La donna uccisa a Modena insieme alla figlia denunciò tre volte il marito, ma i giudici chiusero gli occhi
La prima denuncia per maltrattamenti risale al luglio del 2021. Un’altra integrazione è arrivata ad agosto. E poi ancora un’altra denuncia a dicembre. Eppure Gabriela Trandafir è stata comunque uccisa dal marito Salvatore Montefusco, insieme alla figlia Renata. 47 e 22 anni. Entrambe sono state uccise il 13 giugno a Cavazzone, una frazione di Castelfranco Emilia, in provincia di Modena. Dalle prime informazioni riportate dall’agenzia stampa Ansa, la procura di Modena avrebbe avanzato anche una richiesta di archiviazione sulle denunce perché le condotte di Montefusco sarebbero rimaste tutte sul piano verbale. L’archiviazione era stata contestata da Annalisa Tironi, l’avvocata che aveva assistito Trandafir: «Nell’opposizione abbiamo evidenziato che c’erano stati atteggiamenti ben più concreti».
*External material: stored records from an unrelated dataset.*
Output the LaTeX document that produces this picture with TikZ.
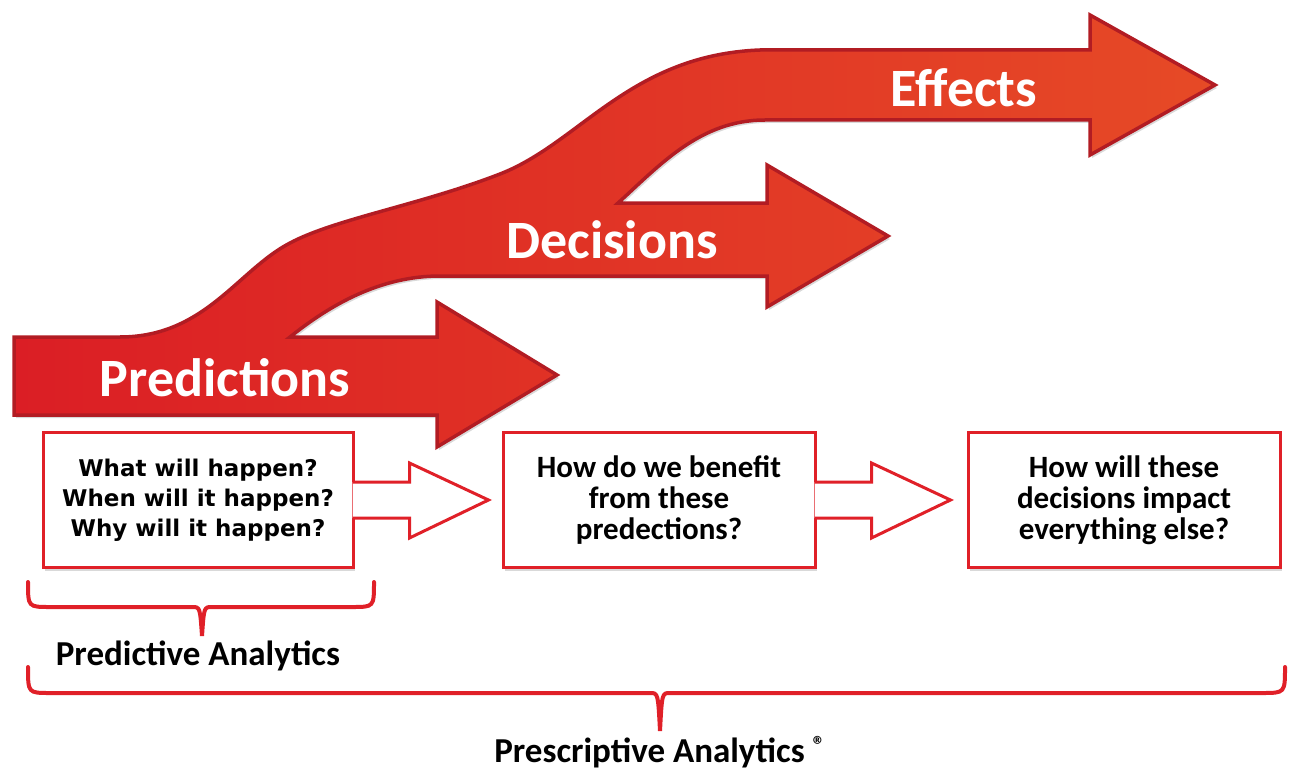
\documentclass[tikz,border=0pt]{standalone}
\usepackage{fontspec}
\setmainfont{Carlito}
\newfontfamily\qfont{DejaVu Sans}
\usetikzlibrary{shadows}
\definecolor{arrowred}{RGB}{219,30,37}
\definecolor{arroworange}{RGB}{230,74,38}
\definecolor{arrowedge}{RGB}{178,28,35}
\definecolor{boxred}{RGB}{224,32,40}

\begin{document}
\begin{tikzpicture}[x=1pt,y=-1pt,
	band/.style={draw=arrowedge,line width=3.5pt,line join=miter,left color=arrowred,right color=arroworange,
		drop shadow={shadow xshift=2pt,shadow yshift=-3pt,opacity=.3}},
	bandtext/.style={text=white,font=\bfseries\fontsize{54}{60}\selectfont},
	qbox/.style={draw=boxred,line width=3pt,fill=white,minimum width=310pt,minimum height=135pt,
		inner sep=0pt,align=center,drop shadow={shadow xshift=2pt,shadow yshift=-3pt,opacity=.3}},
	hollow/.style={draw=boxred,line width=3pt,fill=white,line join=miter},
	curly/.style={draw=boxred,line width=4pt,line cap=round},
	analytics/.style={font=\bfseries\fontsize{35}{40}\selectfont}]
	\useasboundingbox (0,0) rectangle (1289,770);
	% the three joined arrows
	\path[band] (14,415) -- (14,337) -- (120,337)
	.. controls (205,337) and (238,270) .. (290,243)
	.. controls (335,219) and (420,205) .. (500,174)
	.. controls (580,143) and (630,55) .. (760,50)
	-- (1090,50) -- (1090,15) -- (1215,85) -- (1090,155) -- (1090,120) -- (765,120)
	.. controls (700,120) and (660,165) .. (618,203)
	-- (767,203) -- (767,165) -- (888,236) -- (767,307) -- (767,276) -- (440,276)
	.. controls (380,276) and (330,305) .. (290,337)
	-- (437,337) -- (437,302) -- (557,375) -- (437,447) -- (437,415) -- cycle;
	\node[bandtext] (pred) at (225,378) {Predictions};
	\node[bandtext] (dec) at (612,240) {Decisions};
	\node[bandtext] (eff) at (964,88) {Effects};
	% question boxes
	\node[qbox,font=\qfont\bfseries\fontsize{23}{30}\selectfont] (b1) at (198,500) {What will happen?\\When will it happen?\\Why will it happen?};
	\node[qbox,minimum width=312pt,font=\bfseries\fontsize{31}{31}\selectfont] (b2) at (659,500) {How do we benefit\\from these\\predections?};
	\node[qbox,minimum width=312pt,font=\bfseries\fontsize{31}{31}\selectfont] (b3) at (1124,500) {How will these\\decisions impact\\everything else?};
	\draw[hollow] ([xshift=-2pt,yshift=18pt]b1.east) -- ++(57,0) -- ++(0,-19) -- ++(79,37) -- ++(-79,38) -- ++(0,-20) -- ++(-57,0);
	\draw[hollow] ([xshift=-2pt,yshift=18pt]b2.east) -- ++(57,0) -- ++(0,-19) -- ++(79,37) -- ++(-79,38) -- ++(0,-20) -- ++(-57,0);
	% braces
	\draw[curly] (28,582) .. controls (28,607) .. (50,607) -- (192,607)
	.. controls (200,607) .. (202,636) .. controls (204,607) .. (212,607)
	-- (352,607) .. controls (374,607) .. (374,582);
	\draw[curly] (28,667) .. controls (28,693) .. (50,693) -- (650,693)
	.. controls (658,693) .. (660,731) .. controls (662,693) .. (670,693)
	-- (1262,693) .. controls (1285,693) .. (1285,667);
	\node[analytics] (pa) at (198,656) {Predictive Analytics};
	\node[analytics] (psa) at (660,752) {Prescriptive Analytics \textsuperscript{®}};
\end{tikzpicture}
\end{document}
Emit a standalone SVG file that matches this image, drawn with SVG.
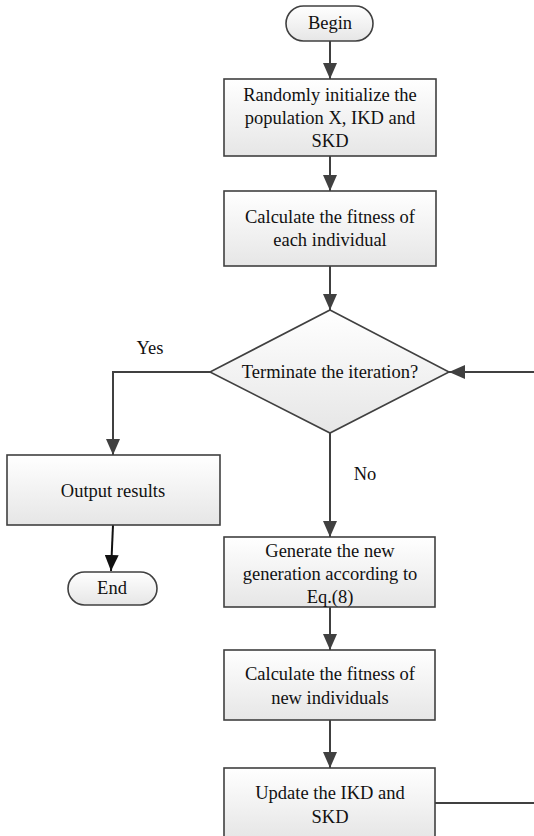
<svg xmlns="http://www.w3.org/2000/svg" width="534" height="836" viewBox="0 0 534 836">
<style>
.n{stroke:#404040;stroke-width:1.6;fill:url(#g)}
.t{font-family:'Liberation Serif','Times New Roman',serif;font-size:18.5px;fill:#111;text-anchor:middle;dominant-baseline:central}
.c{stroke:#404040;stroke-width:2;fill:none}
</style>
<defs>
<linearGradient id="g" x1="0" y1="0" x2="0" y2="1">
<stop offset="0" stop-color="#ffffff"/>
<stop offset="1" stop-color="#e6e6e6"/>
</linearGradient>
<marker id="a" viewBox="0 0 16 14" refX="16" refY="7" markerWidth="16" markerHeight="14" markerUnits="userSpaceOnUse" orient="auto">
<path d="M0,0 L16,7 L0,14 Z" fill="#404040"/>
</marker>
<marker id="ab" viewBox="0 0 16 14" refX="16" refY="7" markerWidth="16" markerHeight="14" markerUnits="userSpaceOnUse" orient="auto">
<path d="M0,0 L16,7 L0,14 Z" fill="#111"/>
</marker>
</defs>
<g id="connectors">
<line class="c" x1="330" y1="41" x2="330" y2="79" marker-end="url(#a)"/>
<line class="c" x1="330" y1="156" x2="330" y2="191" marker-end="url(#a)"/>
<line class="c" x1="330" y1="266" x2="330" y2="310" marker-end="url(#a)"/>
<polyline class="c" points="210,372 113,372 113,455" marker-end="url(#a)"/>
<line class="c" x1="534" y1="372" x2="449" y2="372" marker-end="url(#a)"/>
<line class="c" x1="330" y1="433" x2="330" y2="537" marker-end="url(#a)"/>
<line class="c" x1="330" y1="607" x2="330" y2="650" marker-end="url(#a)"/>
<line class="c" x1="330" y1="720" x2="330" y2="768" marker-end="url(#a)"/>
<line class="c" x1="435" y1="803" x2="534" y2="803"/>
<line x1="113" y1="525" x2="111" y2="571" stroke="#111" stroke-width="2" marker-end="url(#ab)"/>
<text class="t" x="150" y="348">Yes</text>
<text class="t" x="365" y="474">No</text>
</g>
<g id="begin">
<rect class="n" x="286" y="6" width="87" height="35" rx="17.5"/>
<text class="t" x="330" y="23">Begin</text>
</g>
<g id="init">
<rect class="n" x="224" y="79" width="212" height="77"/>
<text class="t" x="330" y="95">Randomly initialize the</text>
<text class="t" x="330" y="118">population X, IKD and</text>
<text class="t" x="330" y="141">SKD</text>
</g>
<g id="fitness1">
<rect class="n" x="224" y="191" width="212" height="75"/>
<text class="t" x="330" y="217">Calculate the fitness of</text>
<text class="t" x="330" y="240">each individual</text>
</g>
<g id="decision">
<polygon class="n" points="330,310 449,372 330,433 210,372"/>
<text class="t" x="330" y="372">Terminate the iteration?</text>
</g>
<g id="output">
<rect class="n" x="7" y="455" width="213" height="70"/>
<text class="t" x="113" y="491">Output  results</text>
</g>
<g id="end">
<rect class="n" x="68" y="572" width="89" height="33" rx="16.5"/>
<text class="t" x="112" y="588">End</text>
</g>
<g id="generate">
<rect class="n" x="224" y="537" width="211" height="70"/>
<text class="t" x="330" y="551">Generate the new</text>
<text class="t" x="330" y="574">generation according to</text>
<text class="t" x="330" y="597">Eq.(8)</text>
</g>
<g id="fitness2">
<rect class="n" x="224" y="650" width="211" height="70"/>
<text class="t" x="330" y="674">Calculate the fitness of</text>
<text class="t" x="330" y="698">new individuals</text>
</g>
<g id="update">
<rect class="n" x="224" y="768" width="211" height="70"/>
<text class="t" x="330" y="793">Update the IKD and</text>
<text class="t" x="330" y="817">SKD</text>
</g>
</svg>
Anche il coordinamento dei centri antiviolenza dell’Emilia-Romagna ha commentato la vicenda con un comunicato, spiegando che succede spesso che le donne non vengano credute quando denunciano episodi di violenza: «Purtroppo, le donne che denunciano violenza spesso non vengono credute, perché scontano quel retaggio di pensiero vetusto per il quale mentirebbero. Le donne non mentono. Lo dimostra la lunga scia di sangue, ininterrotta; il sangue delle donne uccise, da mariti, ex mariti, conviventi, ex conviventi. Una donna uccisa ogni settantadue ore, in media». E chiudono: «Ci chiediamo anche quante umiliazioni, quante rinunce, quanta prepotenza abbiano dovuto subire, prima di questo intollerabile epilogo. Anche di ciò ci doliamo».